Fonte: Página 12 – 24/04/2018 – Tradução: Charles Rosa
A eleição de Mario Abdo Benítez é um reflexo da nova realidade político-eleitoral de um Cone Sul que, ainda em disputa, busca ser hegemonizado pelo arco conservador, no auge depois da chegada de Macri e Temer na Argentina e Brasil. “Marito”, como o chamam no Paraguai, é o filho do secretário privado do ditador Alfredo Stroessener, motivo pelo qual jamais condenou – nem sequer nos últimos anos – as ações da ditadura paraguaia, aludindo a um suposto “colocar em contexto” que pretende justificar ou aliviar os crimes de lesa humanidade cometidos. Ou seja, vem do seio profundo da direita de um país que já em 2012 teve uma quebra abrupta, que foi um divisor de águas regional: o golpe contra Fernando Lugo sob a fachada de um “julgamento político express”.
Teve uma vantagem eleitoral inegável: frente a ele não competia o bispo e ex-presidente, mas Efraín Alegre, candidato da heterogênea alianza GANAR (Partido Liberal Radical Autêntico e Frente Guasú). Abdo também teve o apoio dos meios concentrados de seu país, que em dias prévios instalaram a ideia – com base nas pesquisas que prognosticavam mais de 20% de distância – de um triunfo solvente, indiscutível a priori, do Partido Colorado. Além do desânimo eleitoral que isso pudesse provocar nos não-governistas, os mais de cem mil votos em brancos e nulos – por cima da diferença que terminou obtendo Abdo – também fizeram sua parte no desenlace que presenciamos.
Com esse contexto prévio, a eleição entre Abdo e Efraín foi a mais parelha desde o retorno à democracia – apenas 3,7% de diferença, fechando uma boa eleição para a oposição ainda apesar da derrota – e também a de menor nível de participação em relação padrão-eleitores dos últimos 25 anos, com quase 40% de abstenção. Como se vê, o candidato ganhador não encantou e apenas “salvou a roupa” dos colorados, cujo triunfo foi rapidamente saudado pelo eixo Buenos Aires-Brasília que na atualidade comandam Macri e Temer, que vêem em Abdo um sólido aliado para impulsionar o acordo Mercosul-União Europeia, e também um presidente sul-americano a mais para continuar asfixiando a UNASUL – que foi precisamente o organismo regional que tentou evitar o golpe contra Lugo–, em ambos os casos seguindo as políticas já implementadas por Horacio Cartes.
Buscará Abdo Benítez ser parte de uma “nova direita” regional que já se demonstrou errática nos Direitos Humanos e demasiado ortodoxa no econômico levando a todos nós a pensar se há algo novo ali?
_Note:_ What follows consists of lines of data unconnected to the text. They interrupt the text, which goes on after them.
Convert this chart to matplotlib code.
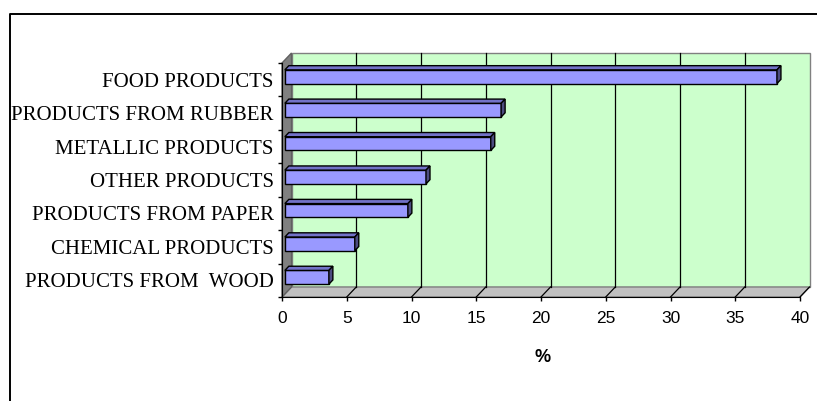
import matplotlib.pyplot as plt
from matplotlib.patches import Polygon
from matplotlib.lines import Line2D
import numpy as np

# data (bottom to top)
categories = ['PRODUCTS FROM  WOOD', 'CHEMICAL PRODUCTS', 'PRODUCTS FROM PAPER',
              'OTHER PRODUCTS', 'METALLIC PRODUCTS', 'PRODUCTS FROM RUBBER', 'FOOD PRODUCTS']
values = [3.4, 5.4, 9.5, 10.9, 15.9, 16.7, 38.0]
xticks = [0, 5, 10, 15, 20, 25, 30, 35, 40]

W, H = 817, 401
fig = plt.figure(figsize=(W / 100, H / 100), dpi=100)

# front plane of the 3d box in pixels
x0px, x1px, ytop, ybot = 282, 800, 63, 297
ax = fig.add_axes([x0px / W, 1 - ybot / H, (x1px - x0px) / W, (ybot - ytop) / H])
ax.set_xlim(0, 40)
ax.set_ylim(0, len(categories))
ax.patch.set_visible(False)

# depth of the box in data units
dx = 9.5 / ((x1px - x0px) / 40)
dy = 10 / ((ybot - ytop) / len(categories))
n = len(categories)

# back wall, floor, side wall
ax.add_patch(Polygon([(dx, dy), (40 + dx, dy), (40 + dx, n + dy), (dx, n + dy)],
                     facecolor='#CCFFCC', edgecolor='#808080', lw=1, clip_on=False, zorder=0))
ax.add_patch(Polygon([(0, 0), (40, 0), (40 + dx, dy), (dx, dy)],
                     facecolor='#C0C0C0', edgecolor='#808080', lw=1, clip_on=False, zorder=0))
ax.add_patch(Polygon([(0, 0), (dx, dy), (dx, n + dy), (0, n)],
                     facecolor='#808080', edgecolor='#606060', lw=1, clip_on=False, zorder=0))

# gridlines on back wall + diagonals on the floor
for t in xticks[1:-1]:
    ax.plot([t + dx, t + dx], [dy, n + dy], color='black', lw=0.9, zorder=1, clip_on=False)
    ax.plot([t, t + dx], [0, dy], color='black', lw=0.9, zorder=1, clip_on=False)
ax.plot([40, 40 + dx], [0, dy], color='black', lw=0.9, zorder=1, clip_on=False)

# bars with a bit of depth
f0, f1 = 0.3, 0.72
bh = 0.41
ox, oy = f0 * dx, f0 * dy
ddx, ddy = (f1 - f0) * dx, (f1 - f0) * dy
ypos = np.arange(n) + 0.5 + oy
ax.barh(ypos, values, height=bh, left=ox, color='#9999FF', edgecolor='black', lw=1, zorder=3)
for yc, v in zip(ypos, values):
    yb, yt = yc - bh / 2, yc + bh / 2
    top = [(ox, yt), (ox + v, yt), (ox + v + ddx, yt + ddy), (ox + ddx, yt + ddy)]
    side = [(ox + v, yb), (ox + v, yt), (ox + v + ddx, yt + ddy), (ox + v + ddx, yb + ddy)]
    ax.add_patch(Polygon(top, facecolor='#7272C8', edgecolor='black', lw=1, zorder=3, clip_on=False))
    ax.add_patch(Polygon(side, facecolor='#4C4C80', edgecolor='black', lw=1, zorder=3, clip_on=False))

# axes
for s in ['top', 'right']:
    ax.spines[s].set_visible(False)
ax.spines['left'].set_color('black')
ax.spines['bottom'].set_color('black')
ax.spines['left'].set_zorder(2)
ax.spines['bottom'].set_zorder(2)

ax.set_xticks(xticks)
ax.set_xticklabels([str(t) for t in xticks], fontsize=12.5, family='Liberation Sans')
ax.tick_params(axis='x', length=3, width=1, pad=7, color='black')

ax.set_yticks(np.arange(n + 1))
ax.set_yticklabels([])
ax.set_yticks(np.arange(n) + 0.5, minor=True)
ax.set_yticklabels(categories, minor=True, fontsize=15, family='Liberation Serif')
ax.tick_params(axis='y', which='major', length=3, width=1, color='black')
ax.tick_params(axis='y', which='minor', length=0, pad=6)

fig.text(543 / W, 1 - 358 / H, '%', fontsize=13, fontweight='bold',
         family='Liberation Sans', ha='center', va='center')

# outer frame (only left and top edges are visible)
fig.add_artist(Line2D([10 / W, 10 / W, 1.0], [0.0, 1 - 14 / H, 1 - 14 / H],
                      transform=fig.transFigure, color='black', lw=1.4))

plt.savefig('out.png', dpi=100)
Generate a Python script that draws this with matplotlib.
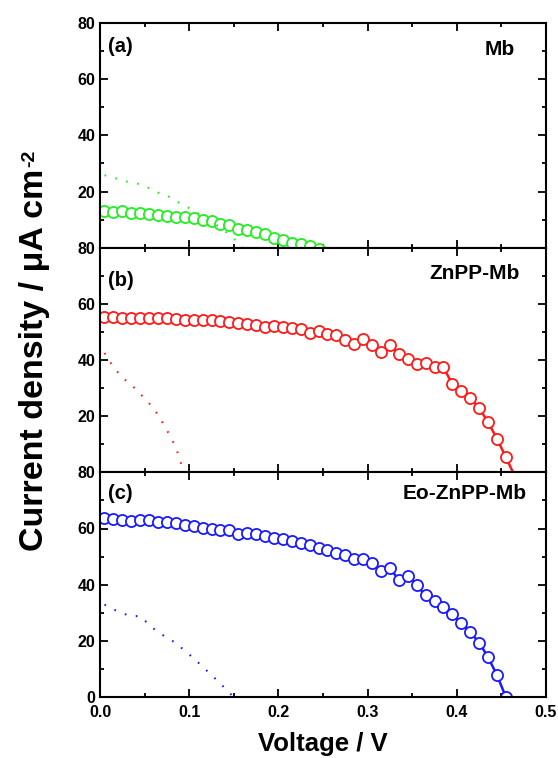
import matplotlib
matplotlib.use("Agg")
import matplotlib.pyplot as plt
from matplotlib.ticker import MultipleLocator, FixedLocator

plt.rcParams["font.family"] = ["Liberation Sans", "DejaVu Sans"]
plt.rcParams["font.weight"] = "bold"

# voltage grid of the measured points (V)
v_a = [0.005, 0.015, 0.025, 0.035, 0.045, 0.055, 0.065, 0.075, 0.085, 0.095,
       0.105, 0.115, 0.125, 0.135, 0.145, 0.155, 0.165, 0.175, 0.185, 0.195,
       0.205, 0.215, 0.225, 0.235, 0.245]
j_a = [13.1, 12.7, 13.0, 12.4, 12.4, 12.1, 11.8, 11.4, 10.9, 10.9,
       10.4, 9.8, 9.4, 8.6, 8.0, 6.8, 6.2, 5.7, 4.8, 3.6,
       2.6, 1.6, 1.2, 0.5, -0.5]
v_a_dark = [0.005, 0.015, 0.025, 0.035, 0.045, 0.055, 0.065, 0.075, 0.085,
            0.095, 0.105, 0.115, 0.125, 0.135, 0.145, 0.155, 0.165]
j_a_dark = [25.8, 25.0, 23.8, 23.3, 22.6, 21.2, 19.6, 18.6, 16.6,
            15.0, 13.1, 11.2, 9.2, 7.2, 4.6, 1.8, -2.0]

v_b = [0.005, 0.015, 0.025, 0.035, 0.045, 0.055, 0.065, 0.075, 0.085, 0.095,
       0.105, 0.115, 0.125, 0.135, 0.145, 0.155, 0.165, 0.175, 0.185, 0.195,
       0.205, 0.215, 0.225, 0.235, 0.245, 0.255, 0.265, 0.275, 0.285, 0.295,
       0.305, 0.315, 0.325, 0.335, 0.345, 0.355, 0.365, 0.375, 0.385, 0.395,
       0.405, 0.415, 0.425, 0.435, 0.445, 0.455, 0.463]
j_b = [55.3, 55.3, 55.0, 54.8, 55.0, 55.0, 55.0, 55.0, 54.6, 54.4,
       54.4, 54.2, 54.1, 53.8, 53.6, 53.0, 52.8, 52.5, 51.9, 52.1,
       51.8, 51.3, 50.9, 49.7, 50.4, 49.4, 49.0, 47.1, 45.6, 47.3,
       45.4, 43.0, 45.2, 42.3, 40.2, 38.5, 39.0, 37.4, 37.4, 31.4,
       29.1, 26.5, 22.9, 17.9, 12.0, 5.4, 0.0]
v_b_dark = [0.005, 0.015, 0.025, 0.035, 0.045, 0.055, 0.065, 0.075, 0.085, 0.094]
j_b_dark = [42.5, 37.5, 33.7, 31.2, 28.0, 24.6, 20.5, 15.0, 9.0, 0.0]

v_c = [0.005, 0.015, 0.025, 0.035, 0.045, 0.055, 0.065, 0.075, 0.085, 0.095,
       0.105, 0.115, 0.125, 0.135, 0.145, 0.155, 0.165, 0.175, 0.185, 0.195,
       0.205, 0.215, 0.225, 0.235, 0.245, 0.255, 0.265, 0.275, 0.285, 0.295,
       0.305, 0.315, 0.325, 0.335, 0.345, 0.355, 0.365, 0.375, 0.385, 0.395,
       0.405, 0.415, 0.425, 0.435, 0.445, 0.455]
j_c = [63.9, 63.5, 63.2, 62.7, 63.2, 63.0, 62.4, 62.3, 61.8, 61.3,
       60.8, 60.3, 59.8, 59.3, 59.5, 58.1, 58.5, 57.9, 57.2, 56.7,
       56.1, 55.4, 54.7, 54.0, 53.0, 52.3, 51.4, 50.7, 49.2, 49.0,
       47.6, 44.7, 45.9, 41.7, 43.1, 39.8, 36.2, 34.1, 32.2, 29.4,
       26.5, 23.2, 19.4, 14.2, 7.8, 0.0]
v_c_dark = [0.005, 0.015, 0.025, 0.035, 0.045, 0.055, 0.065, 0.075, 0.085,
            0.095, 0.105, 0.115, 0.125, 0.135, 0.145, 0.150]
j_c_dark = [32.9, 31.2, 29.8, 28.8, 28.8, 25.8, 23.0, 21.2, 19.2,
            16.5, 13.8, 10.8, 7.8, 4.8, 1.5, 0.0]

panels = [
    ("(a)", "Mb", "#22ee22", v_a, j_a, v_a_dark, j_a_dark),
    ("(b)", "ZnPP-Mb", "#ff1a1a", v_b, j_b, v_b_dark, j_b_dark),
    ("(c)", "Eo-ZnPP-Mb", "#1a1aff", v_c, j_c, v_c_dark, j_c_dark),
]
# label positions inside each panel (axes fraction)
tag_y = [0.895, 0.853, 0.906]
name_xy = [(0.930, 0.88), (0.942, 0.884), (0.957, 0.907)]

fig = plt.figure(figsize=(5.58, 7.58), dpi=100)
left, right = 100 / 558, 546 / 558
top, bottom = 1 - 23 / 758, 1 - 697 / 758
h = (top - bottom) / 3

for i, (tag, name, col, v, j, vd, jd) in enumerate(panels):
    ax = fig.add_axes([left, top - (i + 1) * h, right - left, h])
    n_mark = len(j) if tag != "(b)" else len(j) - 1
    ax.plot(v, j, color=col, lw=1.8, marker="o", markersize=8,
            markerfacecolor="white", markeredgewidth=1.3,
            markevery=list(range(n_mark)))
    ax.plot(vd, jd, color=col, lw=1.5, linestyle=(0, (0.8, 4.6)))
    ax.set_xlim(0, 0.5)
    ax.set_ylim(0, 80)
    ax.xaxis.set_major_locator(MultipleLocator(0.1))
    ax.xaxis.set_minor_locator(MultipleLocator(0.05))
    if i < 2:
        ax.yaxis.set_major_locator(FixedLocator([20, 40, 60, 80]))
        ax.tick_params(axis="x", labelbottom=False)
    else:
        ax.yaxis.set_major_locator(MultipleLocator(20))
    ax.yaxis.set_minor_locator(MultipleLocator(10))
    ax.tick_params(which="both", direction="in", top=True, right=True,
                   width=1.3, labelsize=11.5)
    ax.tick_params(which="major", length=5.5)
    ax.tick_params(which="minor", length=3)
    ax.tick_params(axis="x", pad=6)
    for s in ax.spines.values():
        s.set_linewidth(1.5)
    for lbl in ax.get_xticklabels() + ax.get_yticklabels():
        lbl.set_fontweight("bold")
    ax.text(0.018, tag_y[i], tag, transform=ax.transAxes, fontsize=14.5,
            fontweight="bold", ha="left", va="center")
    ax.text(name_xy[i][0], name_xy[i][1], name, transform=ax.transAxes,
            fontsize=15, fontweight="bold", ha="right", va="center")
    if i == 2:
        ax.xaxis.set_major_formatter(plt.FuncFormatter(lambda x, p: f"{x:.1f}"))

# y label, with the "-2" drawn as a small raised hyphen text
ylab = fig.text(0.061, 0.525, "Current density / \u03bcA cm",
                rotation=90, ha="center", va="center", fontsize=24.5,
                fontweight="bold")
fig.canvas.draw()
bb = ylab.get_window_extent().transformed(fig.transFigure.inverted())
fig.text(bb.x0 + 0.005, bb.y1 + 0.002, "-2", rotation=90, ha="left",
         va="bottom", fontsize=14, fontweight="bold")
fig.text((left + right) / 2, 0.019, "Voltage / V", ha="center", va="center",
         fontsize=18.5, fontweight="bold")

fig.savefig("out.png", dpi=100)
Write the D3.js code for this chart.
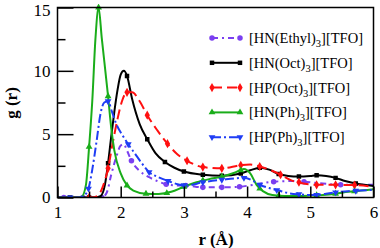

Ou diretamente tentará apelar ao diminutivo de berço stronista, avançando inclusive uma casa a mais no cerceamento de liberdades e direitos? A elite paraguaia o escolheu com um motivo claro: oxigenar uma direita turbulenta, caótica, que quase perde a eleição ainda com todos os recursos fáticos – mídia, empresários, justiça, consultores – a plena disposição. Poderá oxigenar esse espaço alguém que em pleno domingo de eleições visitou a tumba de um dos membros do pequeno gabinete de Stroessner, falecido em 2013 em liberdade pela inação da justiça paraguaia?
Bem poderia ensaiar uma pergunta final para este artigo, com base em dois cenários antes colocados: existe a possibilidade de surgimento de uma “nova direita” – cujos limites regionais se evidenciam sob reformas laborais e previdenciárias – sob um “stronismo 2.0” no Paraguai? Abdo Benítez, o filho do secretário privado de Stroessner, terá em suas mãos as respostas a estas interrogações. Numa América Latina onde o duas vezes presidente do Brasil, Luiz Inácio Lula da Silva, permanece detido e o ditador peruano Alberto Fujimori está livres, a eleição de Abdo Benítez no Paraguai depois das tropelias de seu pai é uma imagem potente – e ao mesmo tempo fatídica – do clima de época regional.